If an investor has multiple accounts at a failing brokerage, the $500,000 limit is not strictly applied per account, instead, the notion of "capacity" is used by the SIPC, and the $500,000 (or $250,000) limit is applied per capacity. Multiple accounts are aggregated into capacities. The list of capacities is:
- Individual account
- Joint account
- Corporate account
- Trust created under state law
- IRAs
- Roth IRAs
- Executor of an estate
- Guardian of a ward
For example, if an investor had two Roth IRAS of $400,000 each, and an individual (non-IRA) account with $500,000, the two Roth IRAs would be considered a single "capacity" and the $800,000 sum would only be covered to the $500,000 limit (so $300,000 would be lost).
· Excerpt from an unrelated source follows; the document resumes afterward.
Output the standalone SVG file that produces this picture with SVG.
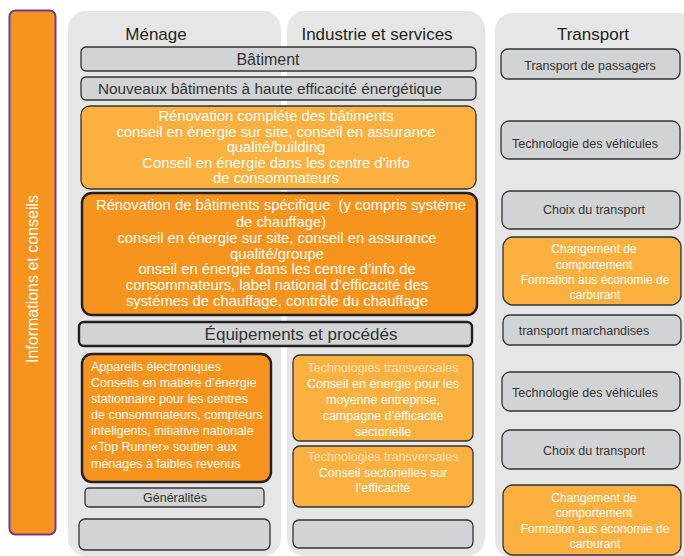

The individual account is a distinct capacity and would be covered for its full $500,000 value.

===Recovery in kind===
Although modeled loosely on the Federal Deposit Insurance Corporation (FDIC) which protects bank customers, the SIPC has wider discretion in satisfying customer claims. When securities are missing, it can arrange to provide either replacement securities of the same kind, or their cash value on the date that its trustee was appointed to the case. The SIPC does not protect investors against any loss in the value of their securities, nor does it assume responsibility for any promises about investment performance. Unregistered securities, annuities and commodity contracts are not covered by the SIPC, even when brokered by a member firm. Account disputes with a brokerage that remains in business are not handled by the SIPC, but typically by the Financial Industry Regulatory Authority (FINRA) and the Commodity Futures Trading Commission (CFTC).

Inasmuch as SIPC does not insure the underlying value of the financial asset it protects, investors bear the risk of the market. In addition, investors also bear any losses of account value that exceed the current amount of SIPC protection, namely $500,000 for securities. For example, if an investor buys 100 shares of XYZ company from a brokerage firm and the firm declares bankruptcy or merges with another, the 100 shares of XYZ still belong to the investor and should be recoverable. However, if the value of XYZ declines, SIPC does not insure the difference. In other words, the $500,000 limit is to protect against broker malfeasance, not poor investment decisions and changes in the market value of securities. In addition, SIPC may protect investors against unauthorized trades in their account, while the failure to execute a trade is not covered. Again, this only pertains to an insolvent broker or dealer.

===SIPC application in unusual situations===

The limitations of SIPC protection caused significant confusion among a number of investors following the collapse of Bear Stearns and Lehman Brothers and perhaps, most prominently, following the exposure of Bernard Madoff's and Allen Stanford's and the Stanford Financial Group's ponzi scheme frauds.

In the Madoff fraud, where securities had allegedly not actually been purchased, SIPC and the SIPC Trustee challenged and disposed of the claims of approximately one-half of customers of the Madoff firm, arguing that over the course of time those investors had withdrawn more funds than had been invested, resulting in a negative "net equity", and, therefore, not eligible for SIPC protection.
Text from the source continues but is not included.